### What you will do:
Retype, word for word, every line starting at the line with "Recreate this image" and ending with the final line of the entries; skip the pictures.

### Material shown:
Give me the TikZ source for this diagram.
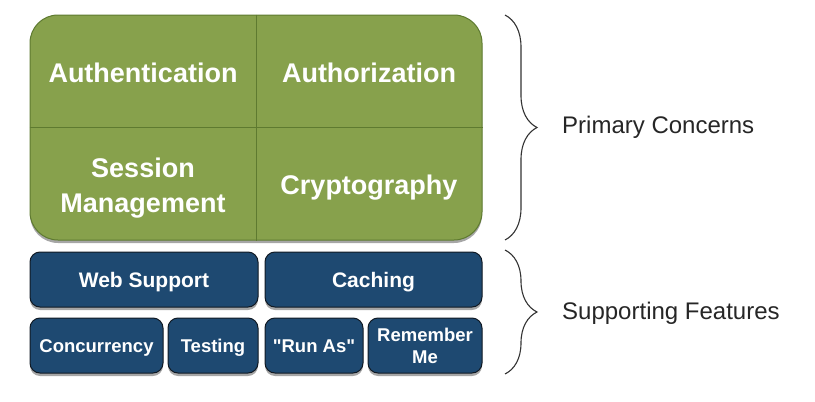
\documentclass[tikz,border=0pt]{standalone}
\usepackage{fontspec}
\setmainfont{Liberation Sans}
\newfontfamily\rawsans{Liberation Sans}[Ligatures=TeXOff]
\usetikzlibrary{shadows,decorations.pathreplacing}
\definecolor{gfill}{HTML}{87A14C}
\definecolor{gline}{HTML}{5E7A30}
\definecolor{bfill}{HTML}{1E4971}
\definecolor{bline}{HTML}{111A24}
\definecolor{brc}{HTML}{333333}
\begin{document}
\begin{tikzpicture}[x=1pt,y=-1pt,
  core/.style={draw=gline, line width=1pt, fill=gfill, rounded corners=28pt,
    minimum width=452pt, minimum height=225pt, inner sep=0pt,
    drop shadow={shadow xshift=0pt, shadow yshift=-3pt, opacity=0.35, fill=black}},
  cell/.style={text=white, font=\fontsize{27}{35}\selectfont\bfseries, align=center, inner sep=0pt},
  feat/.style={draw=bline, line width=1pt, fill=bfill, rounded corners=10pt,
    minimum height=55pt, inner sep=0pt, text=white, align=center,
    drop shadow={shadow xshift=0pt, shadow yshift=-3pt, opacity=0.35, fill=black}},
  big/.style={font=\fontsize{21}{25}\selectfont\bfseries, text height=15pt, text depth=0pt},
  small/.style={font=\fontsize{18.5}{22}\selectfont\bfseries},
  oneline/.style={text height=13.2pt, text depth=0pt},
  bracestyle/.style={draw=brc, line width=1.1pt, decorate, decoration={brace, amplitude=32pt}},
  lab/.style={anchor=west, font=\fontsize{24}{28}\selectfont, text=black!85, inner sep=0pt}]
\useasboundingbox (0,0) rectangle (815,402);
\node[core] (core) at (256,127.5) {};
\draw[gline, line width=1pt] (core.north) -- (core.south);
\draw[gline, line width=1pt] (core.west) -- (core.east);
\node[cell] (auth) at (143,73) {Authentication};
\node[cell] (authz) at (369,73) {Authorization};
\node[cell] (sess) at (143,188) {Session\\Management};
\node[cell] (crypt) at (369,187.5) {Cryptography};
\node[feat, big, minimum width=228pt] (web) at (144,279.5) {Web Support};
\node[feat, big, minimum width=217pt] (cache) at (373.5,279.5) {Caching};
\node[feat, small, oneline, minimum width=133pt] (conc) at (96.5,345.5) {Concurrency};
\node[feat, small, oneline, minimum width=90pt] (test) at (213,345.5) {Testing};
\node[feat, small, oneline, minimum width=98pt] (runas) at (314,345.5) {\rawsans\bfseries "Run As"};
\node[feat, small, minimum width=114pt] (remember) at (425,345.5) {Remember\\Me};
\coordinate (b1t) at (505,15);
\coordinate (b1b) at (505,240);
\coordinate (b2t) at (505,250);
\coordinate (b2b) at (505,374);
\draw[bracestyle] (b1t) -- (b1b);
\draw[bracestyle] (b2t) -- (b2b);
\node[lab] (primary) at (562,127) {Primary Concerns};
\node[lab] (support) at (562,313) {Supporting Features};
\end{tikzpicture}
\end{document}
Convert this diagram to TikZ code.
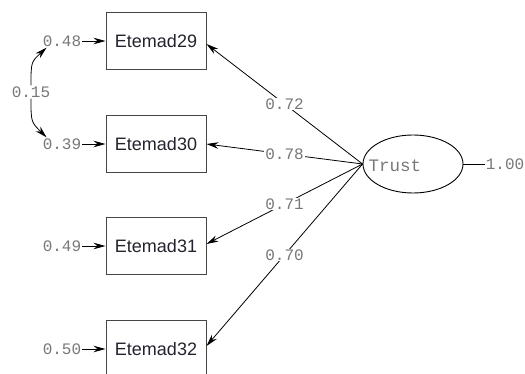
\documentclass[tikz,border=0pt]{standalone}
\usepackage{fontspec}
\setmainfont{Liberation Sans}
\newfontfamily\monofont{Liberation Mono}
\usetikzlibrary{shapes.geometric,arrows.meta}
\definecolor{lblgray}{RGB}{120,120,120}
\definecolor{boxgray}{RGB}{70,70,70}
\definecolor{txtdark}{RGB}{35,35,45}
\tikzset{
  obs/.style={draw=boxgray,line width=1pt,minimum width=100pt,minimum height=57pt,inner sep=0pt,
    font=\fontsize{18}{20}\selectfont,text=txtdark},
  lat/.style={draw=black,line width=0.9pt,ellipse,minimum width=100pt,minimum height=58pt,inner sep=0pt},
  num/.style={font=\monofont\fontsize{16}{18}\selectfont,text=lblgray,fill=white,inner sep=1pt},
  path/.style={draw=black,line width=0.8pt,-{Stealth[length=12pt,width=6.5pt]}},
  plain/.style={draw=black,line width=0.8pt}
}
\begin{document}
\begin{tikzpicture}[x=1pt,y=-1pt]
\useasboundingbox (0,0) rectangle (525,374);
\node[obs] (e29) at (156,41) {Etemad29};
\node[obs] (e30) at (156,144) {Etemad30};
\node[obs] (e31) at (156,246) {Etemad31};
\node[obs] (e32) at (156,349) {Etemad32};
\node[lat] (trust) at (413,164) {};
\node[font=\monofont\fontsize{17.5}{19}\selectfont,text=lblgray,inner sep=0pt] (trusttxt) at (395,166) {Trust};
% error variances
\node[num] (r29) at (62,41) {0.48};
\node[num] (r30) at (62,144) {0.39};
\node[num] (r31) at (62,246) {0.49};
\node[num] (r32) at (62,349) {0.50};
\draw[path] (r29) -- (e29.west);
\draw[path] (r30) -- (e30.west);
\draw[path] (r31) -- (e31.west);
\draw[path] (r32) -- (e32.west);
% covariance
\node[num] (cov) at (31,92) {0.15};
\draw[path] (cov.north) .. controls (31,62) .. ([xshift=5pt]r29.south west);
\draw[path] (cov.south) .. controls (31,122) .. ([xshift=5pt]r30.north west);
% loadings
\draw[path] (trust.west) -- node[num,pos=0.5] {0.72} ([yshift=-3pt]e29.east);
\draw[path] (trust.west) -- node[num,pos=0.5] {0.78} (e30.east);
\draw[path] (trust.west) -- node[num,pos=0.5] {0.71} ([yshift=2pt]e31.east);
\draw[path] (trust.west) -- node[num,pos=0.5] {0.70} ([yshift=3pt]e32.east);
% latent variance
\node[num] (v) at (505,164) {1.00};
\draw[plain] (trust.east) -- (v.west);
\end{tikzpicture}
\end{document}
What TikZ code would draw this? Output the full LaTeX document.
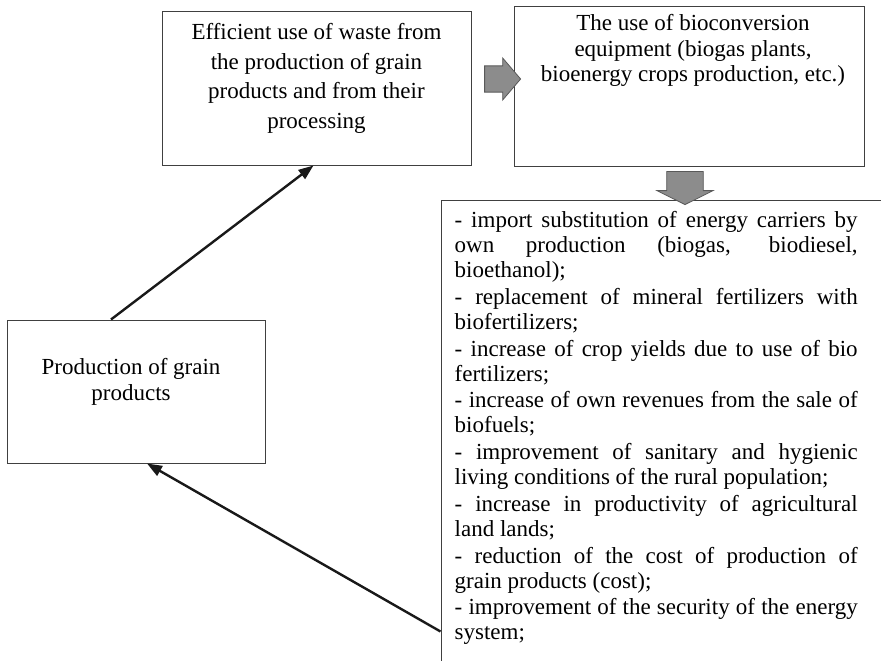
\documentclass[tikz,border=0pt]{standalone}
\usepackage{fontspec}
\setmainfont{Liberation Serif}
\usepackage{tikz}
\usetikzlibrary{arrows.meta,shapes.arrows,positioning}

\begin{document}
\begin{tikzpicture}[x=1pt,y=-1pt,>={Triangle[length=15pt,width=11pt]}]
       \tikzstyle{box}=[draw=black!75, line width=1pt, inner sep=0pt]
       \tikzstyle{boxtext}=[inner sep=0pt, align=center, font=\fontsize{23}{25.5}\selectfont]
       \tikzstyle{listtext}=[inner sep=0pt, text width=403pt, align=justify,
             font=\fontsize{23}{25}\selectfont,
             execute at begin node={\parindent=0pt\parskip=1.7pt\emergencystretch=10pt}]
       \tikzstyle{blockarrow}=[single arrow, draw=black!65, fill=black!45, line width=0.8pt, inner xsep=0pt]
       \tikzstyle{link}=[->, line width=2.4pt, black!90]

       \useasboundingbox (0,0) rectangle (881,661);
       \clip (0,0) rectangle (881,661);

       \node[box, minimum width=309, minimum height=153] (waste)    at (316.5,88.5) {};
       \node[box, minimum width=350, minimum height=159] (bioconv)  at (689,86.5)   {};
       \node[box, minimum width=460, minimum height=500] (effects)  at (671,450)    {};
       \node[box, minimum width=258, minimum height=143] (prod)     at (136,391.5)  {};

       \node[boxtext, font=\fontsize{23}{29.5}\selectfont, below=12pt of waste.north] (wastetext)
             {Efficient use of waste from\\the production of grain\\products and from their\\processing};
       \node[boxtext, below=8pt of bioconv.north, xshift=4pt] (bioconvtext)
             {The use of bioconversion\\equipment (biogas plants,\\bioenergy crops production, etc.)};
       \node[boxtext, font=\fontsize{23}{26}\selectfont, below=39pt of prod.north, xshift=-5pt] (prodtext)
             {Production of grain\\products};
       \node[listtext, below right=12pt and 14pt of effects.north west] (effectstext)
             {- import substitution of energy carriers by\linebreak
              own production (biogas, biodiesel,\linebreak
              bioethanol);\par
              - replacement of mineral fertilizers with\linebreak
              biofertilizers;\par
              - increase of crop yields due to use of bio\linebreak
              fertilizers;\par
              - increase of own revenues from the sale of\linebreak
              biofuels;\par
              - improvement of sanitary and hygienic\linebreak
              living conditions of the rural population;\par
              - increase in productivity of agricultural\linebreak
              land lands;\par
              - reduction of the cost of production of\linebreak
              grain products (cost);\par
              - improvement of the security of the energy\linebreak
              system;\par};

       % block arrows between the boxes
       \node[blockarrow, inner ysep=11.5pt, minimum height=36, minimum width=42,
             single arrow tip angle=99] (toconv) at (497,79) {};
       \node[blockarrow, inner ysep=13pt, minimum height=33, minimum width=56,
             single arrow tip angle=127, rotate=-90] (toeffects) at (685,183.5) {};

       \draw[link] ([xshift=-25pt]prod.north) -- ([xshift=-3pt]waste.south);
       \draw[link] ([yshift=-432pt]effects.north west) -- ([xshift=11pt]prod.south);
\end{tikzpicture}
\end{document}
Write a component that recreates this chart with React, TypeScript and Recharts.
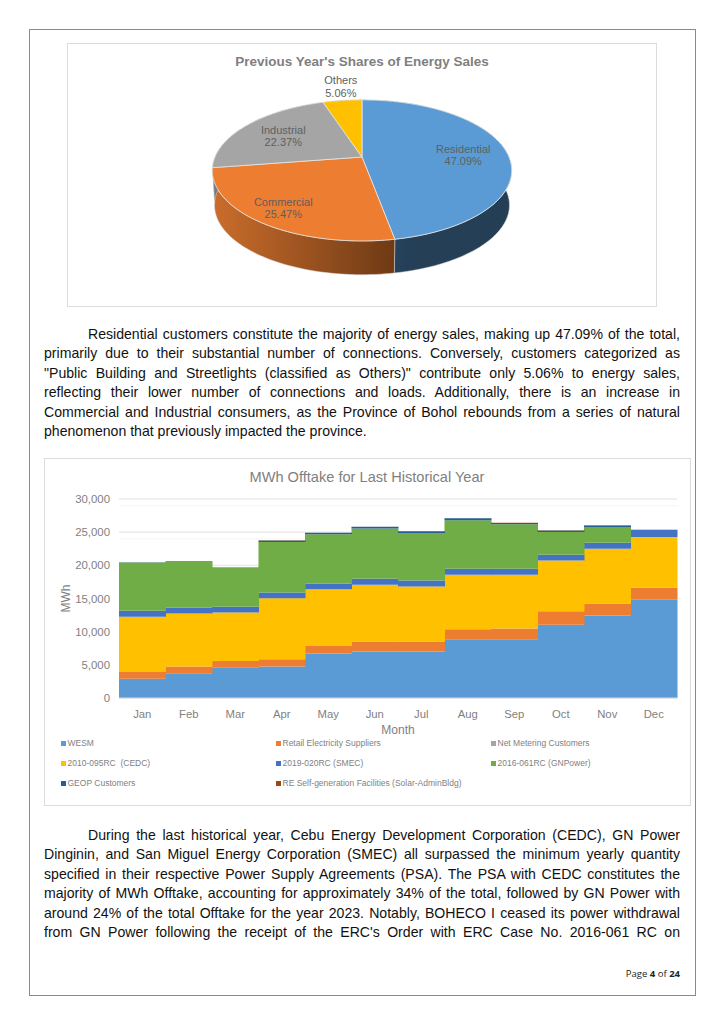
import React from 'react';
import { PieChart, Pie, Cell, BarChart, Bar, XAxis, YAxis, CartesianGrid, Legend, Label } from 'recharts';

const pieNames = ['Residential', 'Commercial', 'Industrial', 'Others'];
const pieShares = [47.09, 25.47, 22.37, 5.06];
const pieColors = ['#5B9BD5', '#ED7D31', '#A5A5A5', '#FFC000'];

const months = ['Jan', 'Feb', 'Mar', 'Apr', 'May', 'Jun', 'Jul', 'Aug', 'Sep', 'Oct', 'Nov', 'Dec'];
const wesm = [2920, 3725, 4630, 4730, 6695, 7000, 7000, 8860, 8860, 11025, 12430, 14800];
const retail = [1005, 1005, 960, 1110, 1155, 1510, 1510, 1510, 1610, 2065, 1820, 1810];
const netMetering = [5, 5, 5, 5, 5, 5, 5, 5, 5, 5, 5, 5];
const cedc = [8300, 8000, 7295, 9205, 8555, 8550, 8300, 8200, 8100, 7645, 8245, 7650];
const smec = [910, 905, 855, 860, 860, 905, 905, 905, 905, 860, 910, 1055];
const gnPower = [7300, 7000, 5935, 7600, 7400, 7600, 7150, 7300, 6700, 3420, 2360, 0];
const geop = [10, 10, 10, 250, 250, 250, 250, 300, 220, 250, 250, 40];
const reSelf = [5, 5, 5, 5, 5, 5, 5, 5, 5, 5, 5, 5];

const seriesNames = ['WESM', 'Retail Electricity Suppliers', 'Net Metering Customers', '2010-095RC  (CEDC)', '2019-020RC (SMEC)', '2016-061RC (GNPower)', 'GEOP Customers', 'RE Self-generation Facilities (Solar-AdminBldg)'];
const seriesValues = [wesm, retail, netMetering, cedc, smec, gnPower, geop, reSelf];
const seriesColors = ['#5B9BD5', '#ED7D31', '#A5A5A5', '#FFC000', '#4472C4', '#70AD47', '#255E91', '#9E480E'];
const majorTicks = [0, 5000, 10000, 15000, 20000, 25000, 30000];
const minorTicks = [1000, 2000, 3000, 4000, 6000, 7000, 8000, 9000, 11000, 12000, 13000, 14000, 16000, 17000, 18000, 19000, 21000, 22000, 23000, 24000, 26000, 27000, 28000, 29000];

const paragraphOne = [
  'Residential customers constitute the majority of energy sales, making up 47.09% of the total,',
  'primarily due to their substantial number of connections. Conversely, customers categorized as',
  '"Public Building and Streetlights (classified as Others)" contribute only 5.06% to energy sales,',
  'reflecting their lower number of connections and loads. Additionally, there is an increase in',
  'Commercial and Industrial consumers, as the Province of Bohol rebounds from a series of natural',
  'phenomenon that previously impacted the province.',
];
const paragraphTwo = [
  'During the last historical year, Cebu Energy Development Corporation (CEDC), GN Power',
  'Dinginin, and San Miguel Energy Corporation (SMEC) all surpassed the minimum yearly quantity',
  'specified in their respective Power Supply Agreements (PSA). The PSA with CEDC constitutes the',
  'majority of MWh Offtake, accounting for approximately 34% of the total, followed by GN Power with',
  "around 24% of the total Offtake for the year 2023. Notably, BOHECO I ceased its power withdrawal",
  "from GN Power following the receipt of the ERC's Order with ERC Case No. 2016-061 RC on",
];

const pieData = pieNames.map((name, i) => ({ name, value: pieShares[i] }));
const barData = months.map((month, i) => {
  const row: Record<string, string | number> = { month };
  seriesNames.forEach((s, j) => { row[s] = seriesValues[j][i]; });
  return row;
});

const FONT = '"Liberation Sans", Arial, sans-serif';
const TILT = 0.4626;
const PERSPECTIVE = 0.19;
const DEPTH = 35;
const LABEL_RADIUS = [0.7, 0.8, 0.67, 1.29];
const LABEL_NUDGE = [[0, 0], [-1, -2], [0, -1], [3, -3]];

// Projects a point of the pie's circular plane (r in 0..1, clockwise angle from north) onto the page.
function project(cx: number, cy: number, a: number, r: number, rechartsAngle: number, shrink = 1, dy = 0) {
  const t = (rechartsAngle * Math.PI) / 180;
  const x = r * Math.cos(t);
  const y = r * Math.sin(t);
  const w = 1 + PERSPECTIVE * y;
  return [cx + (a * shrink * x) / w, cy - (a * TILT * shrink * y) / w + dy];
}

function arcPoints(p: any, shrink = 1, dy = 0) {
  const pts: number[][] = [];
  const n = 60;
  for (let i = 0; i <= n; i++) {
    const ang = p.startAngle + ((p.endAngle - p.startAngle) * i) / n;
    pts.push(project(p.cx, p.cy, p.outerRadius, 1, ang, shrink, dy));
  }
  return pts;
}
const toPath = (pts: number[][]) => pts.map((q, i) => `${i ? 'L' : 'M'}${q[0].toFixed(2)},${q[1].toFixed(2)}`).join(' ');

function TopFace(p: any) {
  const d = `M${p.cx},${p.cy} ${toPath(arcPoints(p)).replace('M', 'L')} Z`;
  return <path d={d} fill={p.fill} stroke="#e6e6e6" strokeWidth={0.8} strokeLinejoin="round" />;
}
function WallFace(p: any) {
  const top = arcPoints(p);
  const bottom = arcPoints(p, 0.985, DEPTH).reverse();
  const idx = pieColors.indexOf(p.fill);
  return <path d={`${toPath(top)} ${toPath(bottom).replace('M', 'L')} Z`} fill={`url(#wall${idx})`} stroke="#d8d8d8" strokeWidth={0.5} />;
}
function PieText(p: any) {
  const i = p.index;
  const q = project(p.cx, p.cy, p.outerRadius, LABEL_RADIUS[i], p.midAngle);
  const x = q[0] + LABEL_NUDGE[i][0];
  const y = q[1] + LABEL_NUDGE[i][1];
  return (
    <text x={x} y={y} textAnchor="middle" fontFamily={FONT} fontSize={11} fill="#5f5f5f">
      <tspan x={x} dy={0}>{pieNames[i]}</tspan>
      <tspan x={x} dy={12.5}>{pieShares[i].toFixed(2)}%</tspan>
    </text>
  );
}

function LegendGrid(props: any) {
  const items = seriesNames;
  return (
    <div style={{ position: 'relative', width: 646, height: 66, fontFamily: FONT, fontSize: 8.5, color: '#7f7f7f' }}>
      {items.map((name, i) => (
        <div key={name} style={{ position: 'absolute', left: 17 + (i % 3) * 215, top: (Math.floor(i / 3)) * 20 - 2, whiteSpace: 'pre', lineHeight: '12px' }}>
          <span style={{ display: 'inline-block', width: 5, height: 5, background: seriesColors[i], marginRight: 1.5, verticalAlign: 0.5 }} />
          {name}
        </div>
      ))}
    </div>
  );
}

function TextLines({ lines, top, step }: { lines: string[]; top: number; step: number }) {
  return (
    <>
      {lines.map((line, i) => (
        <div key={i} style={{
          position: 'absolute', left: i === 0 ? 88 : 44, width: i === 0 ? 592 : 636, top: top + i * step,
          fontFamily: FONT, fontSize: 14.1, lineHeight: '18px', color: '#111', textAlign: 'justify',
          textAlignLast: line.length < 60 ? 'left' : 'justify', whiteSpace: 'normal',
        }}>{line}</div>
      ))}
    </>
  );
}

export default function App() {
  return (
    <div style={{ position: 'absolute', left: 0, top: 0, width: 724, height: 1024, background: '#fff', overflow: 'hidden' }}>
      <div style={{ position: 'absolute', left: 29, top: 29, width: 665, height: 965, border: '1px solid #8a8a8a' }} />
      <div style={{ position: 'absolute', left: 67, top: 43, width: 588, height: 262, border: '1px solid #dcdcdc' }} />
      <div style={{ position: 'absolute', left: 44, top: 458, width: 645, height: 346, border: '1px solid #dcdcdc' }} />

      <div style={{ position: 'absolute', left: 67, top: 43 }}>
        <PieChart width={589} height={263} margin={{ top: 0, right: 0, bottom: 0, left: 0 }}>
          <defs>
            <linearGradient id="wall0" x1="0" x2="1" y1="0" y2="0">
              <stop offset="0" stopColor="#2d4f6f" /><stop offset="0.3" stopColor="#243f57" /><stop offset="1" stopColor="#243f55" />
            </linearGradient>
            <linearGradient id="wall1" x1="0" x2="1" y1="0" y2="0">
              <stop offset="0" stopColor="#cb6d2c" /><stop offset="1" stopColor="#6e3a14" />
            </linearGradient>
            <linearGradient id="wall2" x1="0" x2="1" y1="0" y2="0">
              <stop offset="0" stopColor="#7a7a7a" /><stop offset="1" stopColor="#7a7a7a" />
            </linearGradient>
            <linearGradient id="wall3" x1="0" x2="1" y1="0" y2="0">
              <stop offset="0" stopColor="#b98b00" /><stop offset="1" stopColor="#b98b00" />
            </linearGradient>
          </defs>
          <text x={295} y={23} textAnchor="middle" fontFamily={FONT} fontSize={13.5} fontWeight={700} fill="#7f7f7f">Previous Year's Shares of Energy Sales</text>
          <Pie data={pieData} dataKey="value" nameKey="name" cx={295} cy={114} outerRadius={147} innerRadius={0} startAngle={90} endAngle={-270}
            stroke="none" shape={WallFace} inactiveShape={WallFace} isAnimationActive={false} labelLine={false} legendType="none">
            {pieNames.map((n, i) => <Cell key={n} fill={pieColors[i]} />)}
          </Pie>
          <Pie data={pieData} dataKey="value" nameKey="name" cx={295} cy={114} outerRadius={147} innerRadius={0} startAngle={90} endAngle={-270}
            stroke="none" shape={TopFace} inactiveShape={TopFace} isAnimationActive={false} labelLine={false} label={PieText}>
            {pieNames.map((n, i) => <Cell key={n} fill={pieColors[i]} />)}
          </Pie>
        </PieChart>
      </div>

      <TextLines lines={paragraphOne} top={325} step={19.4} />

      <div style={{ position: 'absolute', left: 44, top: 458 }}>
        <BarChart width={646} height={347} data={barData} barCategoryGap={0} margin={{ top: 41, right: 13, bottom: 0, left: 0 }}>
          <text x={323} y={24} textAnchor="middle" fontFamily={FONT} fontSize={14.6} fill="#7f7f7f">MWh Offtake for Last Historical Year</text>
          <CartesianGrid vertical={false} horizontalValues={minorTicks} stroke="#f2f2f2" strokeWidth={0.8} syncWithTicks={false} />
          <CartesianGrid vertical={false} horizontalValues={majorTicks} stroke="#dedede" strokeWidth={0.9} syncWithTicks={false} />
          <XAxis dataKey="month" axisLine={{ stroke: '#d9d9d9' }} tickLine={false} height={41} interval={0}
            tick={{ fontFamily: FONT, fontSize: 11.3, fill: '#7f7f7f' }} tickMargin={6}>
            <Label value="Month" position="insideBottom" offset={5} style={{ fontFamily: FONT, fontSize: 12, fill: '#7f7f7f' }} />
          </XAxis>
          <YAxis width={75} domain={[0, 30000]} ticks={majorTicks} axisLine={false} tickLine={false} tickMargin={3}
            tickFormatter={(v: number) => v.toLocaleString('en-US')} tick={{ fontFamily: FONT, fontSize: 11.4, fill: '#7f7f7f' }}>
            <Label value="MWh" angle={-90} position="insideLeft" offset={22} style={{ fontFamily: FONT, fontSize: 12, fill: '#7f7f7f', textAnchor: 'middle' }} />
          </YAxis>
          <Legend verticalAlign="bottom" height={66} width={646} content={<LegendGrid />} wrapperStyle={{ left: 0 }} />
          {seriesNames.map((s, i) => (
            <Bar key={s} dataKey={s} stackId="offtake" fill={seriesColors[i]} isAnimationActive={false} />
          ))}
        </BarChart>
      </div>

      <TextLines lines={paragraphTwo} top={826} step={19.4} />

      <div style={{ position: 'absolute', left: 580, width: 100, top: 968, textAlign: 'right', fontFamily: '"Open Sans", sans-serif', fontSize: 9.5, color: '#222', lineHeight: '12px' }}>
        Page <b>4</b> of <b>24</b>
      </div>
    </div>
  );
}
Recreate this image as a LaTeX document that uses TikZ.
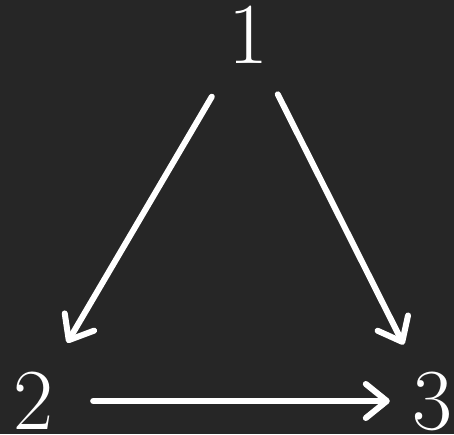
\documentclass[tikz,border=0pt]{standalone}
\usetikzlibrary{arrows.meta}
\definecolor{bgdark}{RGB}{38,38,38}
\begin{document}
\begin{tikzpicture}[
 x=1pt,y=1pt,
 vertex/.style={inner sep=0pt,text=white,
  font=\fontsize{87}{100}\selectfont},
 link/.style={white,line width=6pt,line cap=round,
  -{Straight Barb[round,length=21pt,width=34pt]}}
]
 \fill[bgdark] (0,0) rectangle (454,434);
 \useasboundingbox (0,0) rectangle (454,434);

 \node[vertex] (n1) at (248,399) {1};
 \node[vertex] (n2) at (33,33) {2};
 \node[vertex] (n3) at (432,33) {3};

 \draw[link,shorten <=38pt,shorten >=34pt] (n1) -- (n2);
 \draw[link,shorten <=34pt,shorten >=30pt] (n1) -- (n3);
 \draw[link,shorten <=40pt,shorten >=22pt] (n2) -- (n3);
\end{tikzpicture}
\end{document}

### Result:
Recreate this image as a LaTeX document that uses TikZ.
\documentclass[tikz,border=0pt]{standalone}
\usetikzlibrary{arrows.meta}
\definecolor{bgdark}{RGB}{38,38,38}
\begin{document}
\begin{tikzpicture}[
 x=1pt,y=1pt,
 vertex/.style={inner sep=0pt,text=white,
  font=\fontsize{87}{100}\selectfont},
 link/.style={white,line width=6pt,line cap=round,
  -{Straight Barb[round,length=21pt,width=34pt]}}
]
 \fill[bgdark] (0,0) rectangle (454,434);
 \useasboundingbox (0,0) rectangle (454,434);

 \node[vertex] (n1) at (248,399) {1};
 \node[vertex] (n2) at (33,33) {2};
 \node[vertex] (n3) at (432,33) {3};

 \draw[link,shorten <=38pt,shorten >=34pt] (n1) -- (n2);
 \draw[link,shorten <=34pt,shorten >=30pt] (n1) -- (n3);
 \draw[link,shorten <=40pt,shorten >=22pt] (n2) -- (n3);
\end{tikzpicture}
\end{document}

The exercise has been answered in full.